After having faced her own personal challenges, SA Woman Shine Award finalist Samantha Papavasiliou has turned to advocating for people who identify as neurodivergent.

“I’m overwhelmed. I have never been good at accepting or responding to compliments and nothing I have achieved or worked towards has been aimed at achieving an award,” says the second-generation Greek Australian whose family immigrated from Kastoria, northern Greece to Adelaide in the 1960s.

Now in their fifth year, the SA Woman Awards recognise the achievements of women in business and careers from across South Australia.

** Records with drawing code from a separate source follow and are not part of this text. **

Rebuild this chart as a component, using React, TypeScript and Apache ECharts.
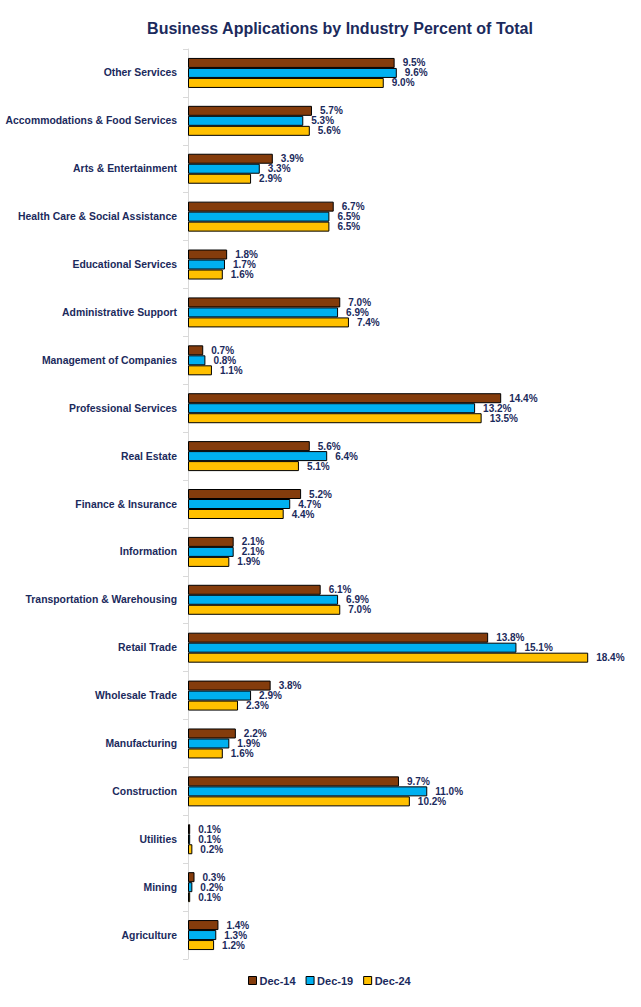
import React, { useEffect, useRef } from "react";
import * as echarts from "echarts";

const categories = [
  "Other Services",
  "Accommodations & Food Services",
  "Arts & Entertainment",
  "Health Care & Social Assistance",
  "Educational Services",
  "Administrative Support",
  "Management of Companies",
  "Professional Services",
  "Real Estate",
  "Finance & Insurance",
  "Information",
  "Transportation & Warehousing",
  "Retail Trade",
  "Wholesale Trade",
  "Manufacturing",
  "Construction",
  "Utilities",
  "Mining",
  "Agriculture",
];

const dec14 = [9.5, 5.7, 3.9, 6.7, 1.8, 7.0, 0.7, 14.4, 5.6, 5.2, 2.1, 6.1, 13.8, 3.8, 2.2, 9.7, 0.1, 0.3, 1.4];
const dec19 = [9.6, 5.3, 3.3, 6.5, 1.7, 6.9, 0.8, 13.2, 6.4, 4.7, 2.1, 6.9, 15.1, 2.9, 1.9, 11.0, 0.1, 0.2, 1.3];
const dec24 = [9.0, 5.6, 2.9, 6.5, 1.6, 7.4, 1.1, 13.5, 5.1, 4.4, 1.9, 7.0, 18.4, 2.3, 1.6, 10.2, 0.2, 0.1, 1.2];

const seriesNames = ["Dec-14", "Dec-19", "Dec-24"];
const colors = ["#843C0C", "#00B0F0", "#FFC000"];

const NAVY = "#1B2A5C";
const FONT = "'Liberation Sans', Arial, sans-serif";

export default function App() {
  const ref = useRef<HTMLDivElement>(null);
  useEffect(() => {
    document.body.style.margin = "0";
    const chart = echarts.init(ref.current!, null, { renderer: "svg" });
    const datasets = [dec14, dec19, dec24];
    chart.setOption({
      animation: false,
      backgroundColor: "#ffffff",
      title: {
        text: "Business Applications by Industry Percent of Total",
        left: 335,
        textAlign: "center",
        top: 15,
        textStyle: { color: NAVY, fontSize: 16, fontWeight: "bold", fontFamily: FONT },
      },
      legend: {
        bottom: 16,
        left: 243,
        itemWidth: 8,
        itemHeight: 8,
        itemGap: 10,
        icon: "rect",
        textStyle: { color: NAVY, fontSize: 11, fontWeight: "bold", fontFamily: FONT, padding: [0, 0, 0, -2] },
        data: seriesNames.map((n, i) => ({
          name: n,
          itemStyle: { color: colors[i], borderColor: "#000", borderWidth: 1 },
        })),
      },
      grid: { left: 188, right: 18, top: 49, bottom: 48, containLabel: false },
      xAxis: {
        type: "value",
        min: 0,
        max: 20,
        show: false,
      },
      yAxis: {
        type: "category",
        data: categories,
        inverse: true,
        axisLine: { show: true, lineStyle: { color: "#D9D9D9", width: 1 } },
        axisTick: { show: true, length: 5, lineStyle: { color: "#D9D9D9" } },
        axisLabel: {
          color: NAVY,
          fontSize: 10.4,
          fontWeight: "bold",
          fontFamily: FONT,
          margin: 11,
        },
      },
      series: seriesNames.map((n, i) => ({
        name: n,
        type: "bar",
        data: datasets[i],
        barWidth: 10,
        barGap: "0%",
        itemStyle: { color: colors[i], borderColor: "#000", borderWidth: 1 },
        label: {
          show: true,
          position: "right",
          distance: 8,
          formatter: (p: any) => p.value.toFixed(1) + "%",
          color: NAVY,
          fontSize: 10,
          fontWeight: "bold",
          fontFamily: FONT,
        },
      })),
    });
    return () => chart.dispose();
  }, []);
  return (
    <div
      ref={ref}
      style={{ position: "absolute", left: 0, top: 0, width: 641, height: 1007 }}
    />
  );
}
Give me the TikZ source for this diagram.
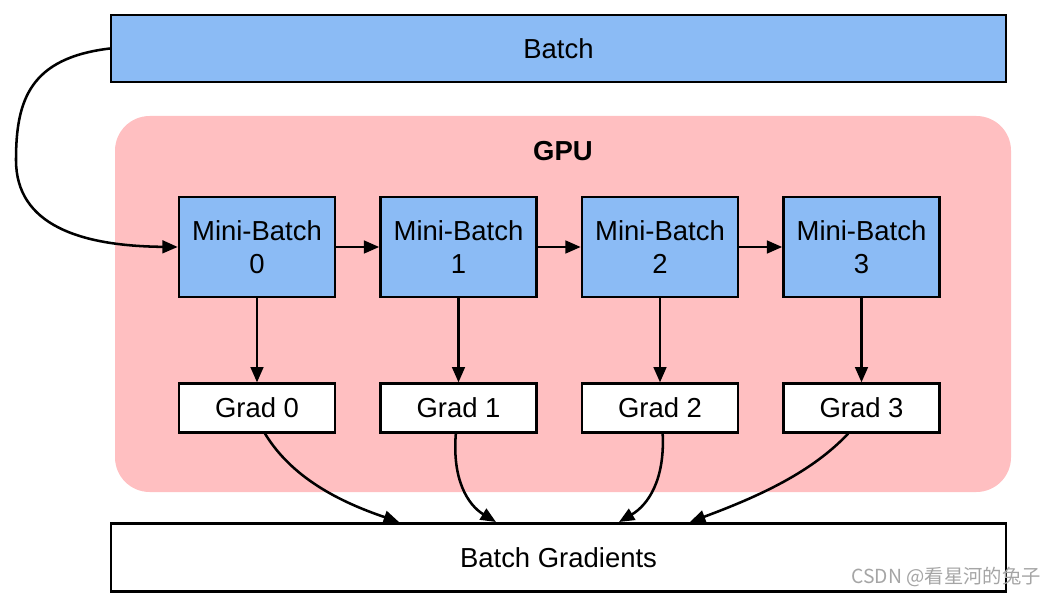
\documentclass[tikz,border=0pt]{standalone}
\usepackage{fontspec}
\setmainfont{Liberation Sans}
\newfontfamily\cjkfont{Noto Sans CJK SC}
\usetikzlibrary{arrows.meta}
\definecolor{boxblue}{RGB}{139,187,245}
\definecolor{gpupink}{RGB}{255,191,193}
\definecolor{wmgray}{RGB}{165,165,165}
\tikzset{
  px/.style={x=0.75pt,y=-0.75pt},
  blockbox/.style={draw=black,line width=1.9pt,fill=boxblue,inner sep=0pt,align=center,
    font=\fontsize{20.6}{24.5}\selectfont},
  gradbox/.style={draw=black,line width=1.9pt,fill=white,inner sep=0pt,
    minimum width=117pt,minimum height=36.5pt,font=\fontsize{20.6}{24}\selectfont},
  minibox/.style={blockbox,minimum width=117pt,minimum height=75pt},
  conn/.style={line width=1.9pt,-{Triangle[length=11.5pt,width=9.5pt]}},
}
\begin{document}
\begin{tikzpicture}[px]
\useasboundingbox (0,0) rectangle (1053,595);
% GPU region
\node[fill=gpupink,rounded corners=26pt,minimum width=672pt,minimum height=282pt,inner sep=0pt] (gpu) at (563,304) {};
\node[font=\fontsize{20.6}{24}\selectfont\bfseries] (gpulabel) at (563,151) {GPU};
% Batch
\node[blockbox,minimum width=671pt,minimum height=50.5pt] (batch) at (558.5,48.5) {Batch};
% Mini batches
\node[minibox] (mb0) at (257,247) {Mini-Batch\\0};
\node[minibox] (mb1) at (458.5,247) {Mini-Batch\\1};
\node[minibox] (mb2) at (660,247) {Mini-Batch\\2};
\node[minibox] (mb3) at (861.5,247) {Mini-Batch\\3};
% Grads
\node[gradbox] (g0) at (257,408) {Grad 0};
\node[gradbox] (g1) at (458.5,408) {Grad 1};
\node[gradbox] (g2) at (660,408) {Grad 2};
\node[gradbox] (g3) at (861.5,408) {Grad 3};
% Batch gradients
\node[gradbox,minimum width=671pt,minimum height=51pt] (bg) at (558.5,557.5) {Batch Gradients};
% watermark
\node[font=\cjkfont\fontsize{14.5}{17}\selectfont,text=wmgray,anchor=east,inner sep=0pt] (wm) at (1041,577) {CSDN @看星河的兔子};
% connectors
\draw[conn] (batch.west) .. controls (30,58) and (16,100) .. (16,160)
  .. controls (16,225) and (80,246) .. (mb0.west);
\draw[conn] (mb0) -- (mb1);
\draw[conn] (mb1) -- (mb2);
\draw[conn] (mb2) -- (mb3);
\draw[conn] (mb0) -- (g0);
\draw[conn] (mb1) -- (g1);
\draw[conn] (mb2) -- (g2);
\draw[conn] (mb3) -- (g3);
\coordinate (e0) at (399,522);
\coordinate (e1) at (496,522);
\coordinate (e2) at (619,522);
\coordinate (e3) at (690,522);
\draw[conn] ([xshift=6pt]g0.south) .. controls (292,478) and (340,502) .. (e0);
\draw[conn] ([xshift=-2pt]g1.south) .. controls (452,480) and (468,505) .. (e1);
\draw[conn] ([xshift=2pt]g2.south) .. controls (665,480) and (648,505) .. (e2);
\draw[conn] ([xshift=-10pt]g3.south) .. controls (812,472) and (760,496) .. (e3);
\end{tikzpicture}
\end{document}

L to R: Samantha with her brother Jake, mother Shirley, sister Chloe and father Nick

“Sometimes it’s just about being able to celebrate with the people you care about, all that we have collectively achieved, the opportunities we have had and the challenges we have tackled,” Samantha said.

And although Samantha is not new to challenges due to her ongoing battle with Obsessive Compulsive Disorder (OCD) that stems from germaphobia, she says the last twelve months have been the most demanding yet the most amazing of her life.

“I was dealing with my own health and personal issues, when my family learned that Mum was going through renal failure, followed by the emotional roller coaster waiting for a transplant,” she explains.

“Hearing my dad wake up one day and say ‘I will be the donor,’ showed me what true strength and selflessness really is. We are now post-transplant, and they are both doing incredibly well. My dad, a small business owner, eased back into work and my Mum started a PhD.”

Samantha, who works at the Australian Taxation Office and is a senior research fellow at the James Cook University, says her parents, colleagues and mentors have not only supported her along the way but have encouraged her to use the difficulties as a driver to accomplish things.

“Everyone is different, we have different talents, skills and interests. I was brought up to look beyond the obstacles that always seem to appear and look for the opportunities. There is a great deal of support available, just be brave enough to ask,” she says.

Samantha (third from L) with extended family in Kastoria, northern Greece

Looking past her own struggles and wanting to give back to the community Samantha working as an advocate for people who identify as neurodivergent or atypical and is a great supporter of Women in STEM. 

“As a woman in STEM, I see how interesting and challenging the work is, but also the opportunities it provides. The sector needs more females to provide balance in the input and the range of inventions in the different fields through the opinions, views, skills and experience women offer,” she says.

“Having gender diversity in STEM, will increase the breadth and depth of innovations and breakthroughs as it will provide opportunities to view problems differently.”